**WHAT YOU SHOULD DO**
Output exactly the lines from the line containing "Write the TikZ code for this diagram." through the line containing "(s3) at (481.7,160.5)", inclusive, and omit any pictures.

********

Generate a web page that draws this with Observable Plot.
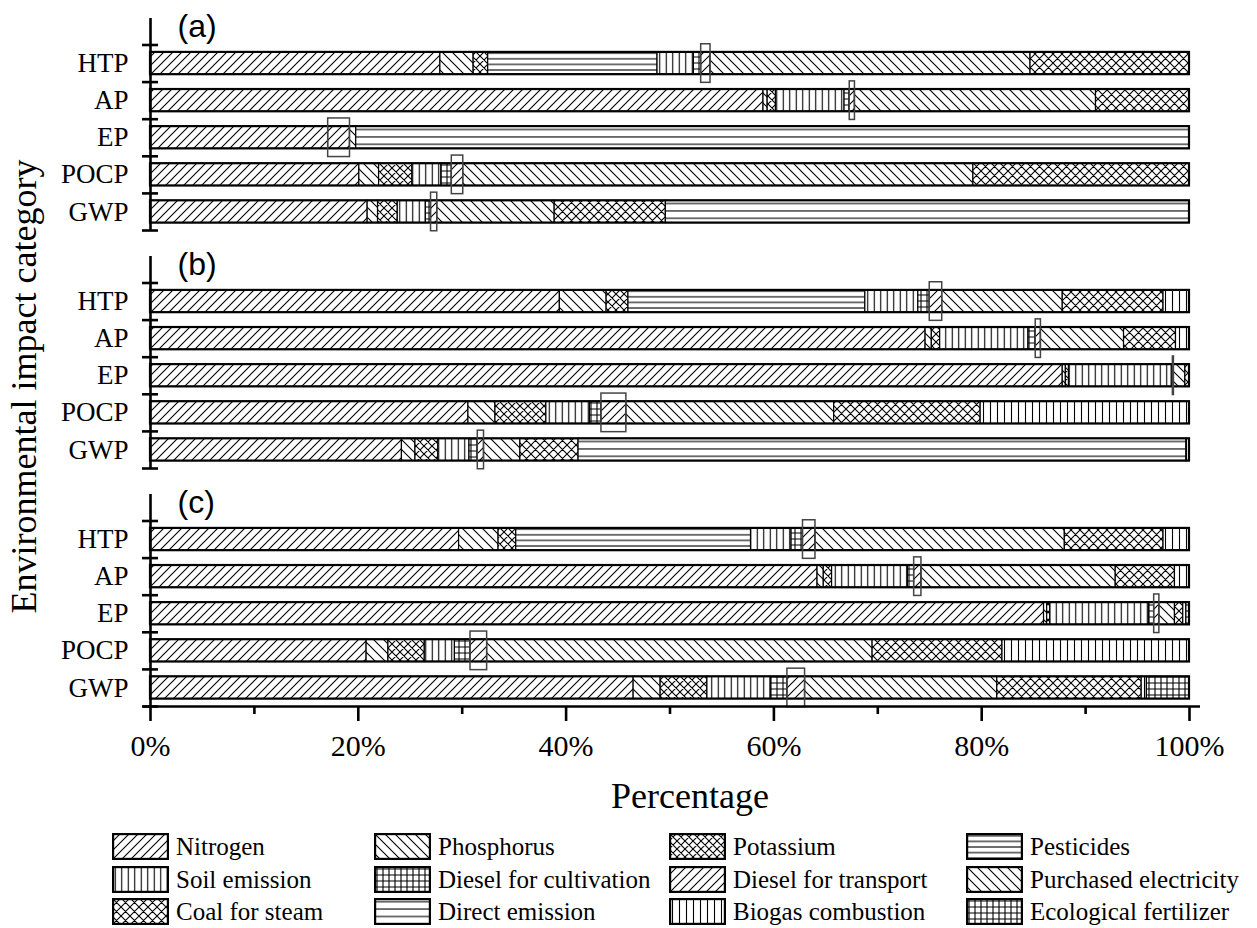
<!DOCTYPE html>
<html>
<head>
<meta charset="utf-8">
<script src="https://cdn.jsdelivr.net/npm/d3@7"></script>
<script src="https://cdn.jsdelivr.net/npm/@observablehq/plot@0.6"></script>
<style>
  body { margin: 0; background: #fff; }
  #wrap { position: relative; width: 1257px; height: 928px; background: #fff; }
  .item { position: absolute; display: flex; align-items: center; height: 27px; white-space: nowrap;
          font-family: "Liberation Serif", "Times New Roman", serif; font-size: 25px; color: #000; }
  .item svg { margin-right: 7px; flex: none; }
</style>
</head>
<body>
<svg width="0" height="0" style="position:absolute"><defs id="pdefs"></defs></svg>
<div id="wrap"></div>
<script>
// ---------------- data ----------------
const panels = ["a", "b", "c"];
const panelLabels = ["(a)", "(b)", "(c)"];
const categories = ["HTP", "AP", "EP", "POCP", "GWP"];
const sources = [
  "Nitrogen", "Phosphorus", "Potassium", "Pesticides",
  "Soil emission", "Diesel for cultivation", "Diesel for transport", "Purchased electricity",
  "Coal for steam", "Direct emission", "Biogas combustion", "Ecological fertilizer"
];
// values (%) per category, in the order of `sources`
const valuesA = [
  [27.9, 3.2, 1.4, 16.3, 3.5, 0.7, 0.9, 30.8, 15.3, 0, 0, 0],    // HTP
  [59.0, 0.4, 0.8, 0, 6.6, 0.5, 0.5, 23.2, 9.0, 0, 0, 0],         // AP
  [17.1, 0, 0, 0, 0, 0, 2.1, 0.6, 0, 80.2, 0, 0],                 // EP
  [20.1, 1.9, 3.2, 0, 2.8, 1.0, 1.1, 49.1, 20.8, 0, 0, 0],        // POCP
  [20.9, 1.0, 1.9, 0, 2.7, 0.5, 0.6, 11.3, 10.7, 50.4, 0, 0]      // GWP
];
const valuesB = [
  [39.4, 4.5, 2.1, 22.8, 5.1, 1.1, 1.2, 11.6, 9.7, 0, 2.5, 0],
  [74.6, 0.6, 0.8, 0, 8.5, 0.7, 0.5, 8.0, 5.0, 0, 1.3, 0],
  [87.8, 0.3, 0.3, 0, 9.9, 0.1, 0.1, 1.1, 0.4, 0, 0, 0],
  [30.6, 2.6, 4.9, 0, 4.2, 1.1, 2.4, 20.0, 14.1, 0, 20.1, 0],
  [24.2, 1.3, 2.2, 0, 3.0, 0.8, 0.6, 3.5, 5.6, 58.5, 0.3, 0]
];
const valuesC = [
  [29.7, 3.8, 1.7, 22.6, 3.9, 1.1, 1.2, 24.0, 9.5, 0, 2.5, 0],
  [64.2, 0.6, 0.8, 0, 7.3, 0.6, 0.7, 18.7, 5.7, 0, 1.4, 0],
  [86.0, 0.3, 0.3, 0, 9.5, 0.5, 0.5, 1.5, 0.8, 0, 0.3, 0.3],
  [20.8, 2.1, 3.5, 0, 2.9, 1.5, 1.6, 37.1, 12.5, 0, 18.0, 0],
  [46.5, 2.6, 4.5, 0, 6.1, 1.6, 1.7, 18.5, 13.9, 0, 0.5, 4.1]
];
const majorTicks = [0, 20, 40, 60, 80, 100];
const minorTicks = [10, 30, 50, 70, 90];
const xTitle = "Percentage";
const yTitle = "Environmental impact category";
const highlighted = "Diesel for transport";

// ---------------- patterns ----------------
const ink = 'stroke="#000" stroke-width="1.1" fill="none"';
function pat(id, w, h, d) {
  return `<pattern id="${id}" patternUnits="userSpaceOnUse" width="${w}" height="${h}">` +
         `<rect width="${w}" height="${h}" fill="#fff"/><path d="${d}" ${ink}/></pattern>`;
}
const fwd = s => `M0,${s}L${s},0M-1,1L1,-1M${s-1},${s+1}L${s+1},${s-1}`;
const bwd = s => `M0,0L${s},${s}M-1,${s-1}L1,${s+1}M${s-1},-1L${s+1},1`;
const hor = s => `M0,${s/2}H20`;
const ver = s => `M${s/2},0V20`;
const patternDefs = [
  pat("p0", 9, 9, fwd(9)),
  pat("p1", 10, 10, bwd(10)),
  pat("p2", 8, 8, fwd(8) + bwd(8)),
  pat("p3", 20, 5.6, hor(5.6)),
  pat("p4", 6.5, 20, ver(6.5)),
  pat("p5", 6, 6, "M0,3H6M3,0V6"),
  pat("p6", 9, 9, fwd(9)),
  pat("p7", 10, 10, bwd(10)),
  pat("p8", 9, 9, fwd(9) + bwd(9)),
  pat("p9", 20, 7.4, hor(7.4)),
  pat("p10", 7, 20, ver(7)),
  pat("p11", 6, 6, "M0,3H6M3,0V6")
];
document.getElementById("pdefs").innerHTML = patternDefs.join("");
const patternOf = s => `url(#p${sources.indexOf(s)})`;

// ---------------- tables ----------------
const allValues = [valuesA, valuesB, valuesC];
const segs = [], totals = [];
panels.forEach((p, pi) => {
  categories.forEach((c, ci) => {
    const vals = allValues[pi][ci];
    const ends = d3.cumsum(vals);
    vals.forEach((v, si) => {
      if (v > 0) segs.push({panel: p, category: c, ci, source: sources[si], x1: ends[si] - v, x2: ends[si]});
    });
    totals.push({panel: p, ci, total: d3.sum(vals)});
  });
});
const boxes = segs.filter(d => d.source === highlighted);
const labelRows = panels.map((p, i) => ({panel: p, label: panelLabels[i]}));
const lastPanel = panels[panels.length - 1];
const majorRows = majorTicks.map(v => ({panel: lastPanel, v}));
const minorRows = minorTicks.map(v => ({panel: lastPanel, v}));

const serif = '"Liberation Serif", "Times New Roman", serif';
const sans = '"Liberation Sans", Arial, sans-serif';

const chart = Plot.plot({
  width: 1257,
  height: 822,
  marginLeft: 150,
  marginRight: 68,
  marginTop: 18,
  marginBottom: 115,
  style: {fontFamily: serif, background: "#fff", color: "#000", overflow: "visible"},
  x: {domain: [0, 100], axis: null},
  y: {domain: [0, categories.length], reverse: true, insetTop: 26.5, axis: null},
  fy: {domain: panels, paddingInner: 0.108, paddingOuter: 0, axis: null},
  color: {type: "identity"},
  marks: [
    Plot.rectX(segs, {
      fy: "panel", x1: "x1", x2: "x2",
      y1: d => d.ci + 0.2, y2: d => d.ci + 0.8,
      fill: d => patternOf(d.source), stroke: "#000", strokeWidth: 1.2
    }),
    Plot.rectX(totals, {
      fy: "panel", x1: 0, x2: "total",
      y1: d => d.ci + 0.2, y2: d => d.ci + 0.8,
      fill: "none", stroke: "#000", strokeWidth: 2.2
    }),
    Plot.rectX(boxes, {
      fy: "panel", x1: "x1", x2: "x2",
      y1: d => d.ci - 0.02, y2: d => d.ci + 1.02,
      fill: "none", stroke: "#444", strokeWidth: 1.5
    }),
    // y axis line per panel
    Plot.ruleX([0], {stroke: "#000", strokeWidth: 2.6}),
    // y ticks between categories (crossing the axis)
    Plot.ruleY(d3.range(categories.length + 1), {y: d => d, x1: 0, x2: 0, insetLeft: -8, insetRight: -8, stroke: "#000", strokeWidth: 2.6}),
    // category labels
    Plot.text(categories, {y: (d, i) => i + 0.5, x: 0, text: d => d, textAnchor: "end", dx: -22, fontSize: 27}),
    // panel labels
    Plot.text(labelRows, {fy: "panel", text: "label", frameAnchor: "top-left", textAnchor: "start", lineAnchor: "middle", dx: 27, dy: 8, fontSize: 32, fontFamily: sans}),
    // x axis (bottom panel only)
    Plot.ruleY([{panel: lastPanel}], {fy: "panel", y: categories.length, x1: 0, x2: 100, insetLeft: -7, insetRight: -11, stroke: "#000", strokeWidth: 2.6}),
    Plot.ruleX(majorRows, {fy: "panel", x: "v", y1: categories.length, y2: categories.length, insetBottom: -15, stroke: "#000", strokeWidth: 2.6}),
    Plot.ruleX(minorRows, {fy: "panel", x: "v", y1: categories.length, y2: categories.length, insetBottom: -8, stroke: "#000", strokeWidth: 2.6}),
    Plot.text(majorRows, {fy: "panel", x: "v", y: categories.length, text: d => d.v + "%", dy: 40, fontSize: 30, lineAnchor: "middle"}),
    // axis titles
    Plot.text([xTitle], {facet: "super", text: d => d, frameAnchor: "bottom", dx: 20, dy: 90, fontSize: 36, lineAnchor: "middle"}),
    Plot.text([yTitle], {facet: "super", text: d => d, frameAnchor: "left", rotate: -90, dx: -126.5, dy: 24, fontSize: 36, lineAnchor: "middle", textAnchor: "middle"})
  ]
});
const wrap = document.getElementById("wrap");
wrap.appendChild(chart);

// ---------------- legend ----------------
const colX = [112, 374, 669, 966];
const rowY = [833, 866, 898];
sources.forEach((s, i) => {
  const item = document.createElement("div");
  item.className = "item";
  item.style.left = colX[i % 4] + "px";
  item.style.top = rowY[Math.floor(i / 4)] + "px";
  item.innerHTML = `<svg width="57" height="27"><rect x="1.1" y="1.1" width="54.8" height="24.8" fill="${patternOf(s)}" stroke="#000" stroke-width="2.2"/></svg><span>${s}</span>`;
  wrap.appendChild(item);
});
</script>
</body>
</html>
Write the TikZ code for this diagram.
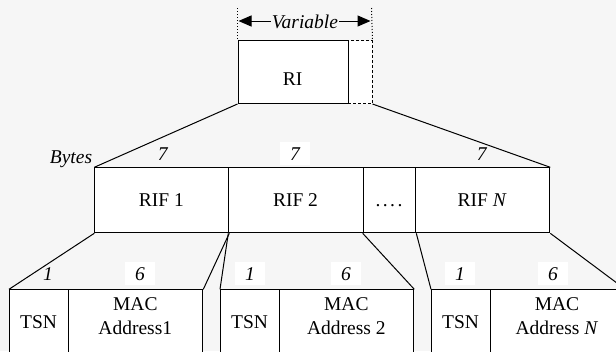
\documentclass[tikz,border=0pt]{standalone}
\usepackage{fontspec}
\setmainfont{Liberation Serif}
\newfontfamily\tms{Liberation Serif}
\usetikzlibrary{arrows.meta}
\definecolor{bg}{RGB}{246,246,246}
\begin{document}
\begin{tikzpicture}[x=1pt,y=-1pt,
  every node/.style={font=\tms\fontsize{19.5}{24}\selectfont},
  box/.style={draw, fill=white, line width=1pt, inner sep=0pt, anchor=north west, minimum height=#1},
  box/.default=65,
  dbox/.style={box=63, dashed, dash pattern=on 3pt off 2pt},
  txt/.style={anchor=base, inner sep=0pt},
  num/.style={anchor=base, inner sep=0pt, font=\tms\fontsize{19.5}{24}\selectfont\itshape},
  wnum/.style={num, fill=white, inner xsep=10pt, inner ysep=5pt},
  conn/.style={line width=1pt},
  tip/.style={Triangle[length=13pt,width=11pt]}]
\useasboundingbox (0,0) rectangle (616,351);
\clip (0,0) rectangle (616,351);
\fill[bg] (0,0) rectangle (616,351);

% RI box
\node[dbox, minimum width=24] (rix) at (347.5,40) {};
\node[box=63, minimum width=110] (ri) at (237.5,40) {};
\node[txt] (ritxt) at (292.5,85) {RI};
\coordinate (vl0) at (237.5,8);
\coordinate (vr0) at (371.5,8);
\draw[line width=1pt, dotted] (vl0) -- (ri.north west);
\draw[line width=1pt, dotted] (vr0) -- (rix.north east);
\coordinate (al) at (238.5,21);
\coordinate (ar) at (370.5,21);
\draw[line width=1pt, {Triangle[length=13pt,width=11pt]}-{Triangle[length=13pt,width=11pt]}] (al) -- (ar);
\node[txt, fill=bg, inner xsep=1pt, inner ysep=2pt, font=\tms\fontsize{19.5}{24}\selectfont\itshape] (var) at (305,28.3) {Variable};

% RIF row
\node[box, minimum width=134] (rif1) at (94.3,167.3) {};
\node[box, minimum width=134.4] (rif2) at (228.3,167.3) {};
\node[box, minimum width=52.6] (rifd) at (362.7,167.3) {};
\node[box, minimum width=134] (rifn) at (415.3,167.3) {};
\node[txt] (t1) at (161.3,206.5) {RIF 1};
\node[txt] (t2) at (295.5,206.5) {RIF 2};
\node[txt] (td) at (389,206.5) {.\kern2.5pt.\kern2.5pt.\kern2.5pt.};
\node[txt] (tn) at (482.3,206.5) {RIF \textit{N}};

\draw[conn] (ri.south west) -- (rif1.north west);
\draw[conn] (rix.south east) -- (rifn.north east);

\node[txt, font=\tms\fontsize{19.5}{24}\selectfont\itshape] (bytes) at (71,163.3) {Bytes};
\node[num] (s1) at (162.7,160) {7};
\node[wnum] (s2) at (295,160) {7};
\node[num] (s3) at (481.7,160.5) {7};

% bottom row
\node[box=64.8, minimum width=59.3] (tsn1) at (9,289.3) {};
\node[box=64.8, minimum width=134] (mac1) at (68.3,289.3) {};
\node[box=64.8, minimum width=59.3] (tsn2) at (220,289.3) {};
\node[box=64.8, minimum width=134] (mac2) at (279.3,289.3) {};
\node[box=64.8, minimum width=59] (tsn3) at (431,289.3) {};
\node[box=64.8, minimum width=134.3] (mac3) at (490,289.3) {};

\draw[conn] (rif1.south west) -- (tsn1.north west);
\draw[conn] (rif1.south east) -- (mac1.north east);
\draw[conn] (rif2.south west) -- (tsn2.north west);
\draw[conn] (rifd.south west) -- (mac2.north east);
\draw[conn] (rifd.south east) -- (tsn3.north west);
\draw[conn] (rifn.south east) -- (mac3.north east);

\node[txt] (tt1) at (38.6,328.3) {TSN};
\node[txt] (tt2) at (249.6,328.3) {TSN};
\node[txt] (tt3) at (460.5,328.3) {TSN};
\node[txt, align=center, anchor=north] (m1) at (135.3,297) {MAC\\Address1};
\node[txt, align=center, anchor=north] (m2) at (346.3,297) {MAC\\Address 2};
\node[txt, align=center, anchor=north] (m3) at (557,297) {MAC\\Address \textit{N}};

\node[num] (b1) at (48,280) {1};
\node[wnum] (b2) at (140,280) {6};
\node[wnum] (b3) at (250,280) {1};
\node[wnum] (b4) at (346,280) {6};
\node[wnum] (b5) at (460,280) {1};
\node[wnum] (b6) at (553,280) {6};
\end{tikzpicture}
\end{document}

********

**EXERCISE SOLUTION**
Write the TikZ code for this diagram.
\documentclass[tikz,border=0pt]{standalone}
\usepackage{fontspec}
\setmainfont{Liberation Serif}
\newfontfamily\tms{Liberation Serif}
\usetikzlibrary{arrows.meta}
\definecolor{bg}{RGB}{246,246,246}
\begin{document}
\begin{tikzpicture}[x=1pt,y=-1pt,
  every node/.style={font=\tms\fontsize{19.5}{24}\selectfont},
  box/.style={draw, fill=white, line width=1pt, inner sep=0pt, anchor=north west, minimum height=#1},
  box/.default=65,
  dbox/.style={box=63, dashed, dash pattern=on 3pt off 2pt},
  txt/.style={anchor=base, inner sep=0pt},
  num/.style={anchor=base, inner sep=0pt, font=\tms\fontsize{19.5}{24}\selectfont\itshape},
  wnum/.style={num, fill=white, inner xsep=10pt, inner ysep=5pt},
  conn/.style={line width=1pt},
  tip/.style={Triangle[length=13pt,width=11pt]}]
\useasboundingbox (0,0) rectangle (616,351);
\clip (0,0) rectangle (616,351);
\fill[bg] (0,0) rectangle (616,351);

% RI box
\node[dbox, minimum width=24] (rix) at (347.5,40) {};
\node[box=63, minimum width=110] (ri) at (237.5,40) {};
\node[txt] (ritxt) at (292.5,85) {RI};
\coordinate (vl0) at (237.5,8);
\coordinate (vr0) at (371.5,8);
\draw[line width=1pt, dotted] (vl0) -- (ri.north west);
\draw[line width=1pt, dotted] (vr0) -- (rix.north east);
\coordinate (al) at (238.5,21);
\coordinate (ar) at (370.5,21);
\draw[line width=1pt, {Triangle[length=13pt,width=11pt]}-{Triangle[length=13pt,width=11pt]}] (al) -- (ar);
\node[txt, fill=bg, inner xsep=1pt, inner ysep=2pt, font=\tms\fontsize{19.5}{24}\selectfont\itshape] (var) at (305,28.3) {Variable};

% RIF row
\node[box, minimum width=134] (rif1) at (94.3,167.3) {};
\node[box, minimum width=134.4] (rif2) at (228.3,167.3) {};
\node[box, minimum width=52.6] (rifd) at (362.7,167.3) {};
\node[box, minimum width=134] (rifn) at (415.3,167.3) {};
\node[txt] (t1) at (161.3,206.5) {RIF 1};
\node[txt] (t2) at (295.5,206.5) {RIF 2};
\node[txt] (td) at (389,206.5) {.\kern2.5pt.\kern2.5pt.\kern2.5pt.};
\node[txt] (tn) at (482.3,206.5) {RIF \textit{N}};

\draw[conn] (ri.south west) -- (rif1.north west);
\draw[conn] (rix.south east) -- (rifn.north east);

\node[txt, font=\tms\fontsize{19.5}{24}\selectfont\itshape] (bytes) at (71,163.3) {Bytes};
\node[num] (s1) at (162.7,160) {7};
\node[wnum] (s2) at (295,160) {7};
\node[num] (s3) at (481.7,160.5) {7};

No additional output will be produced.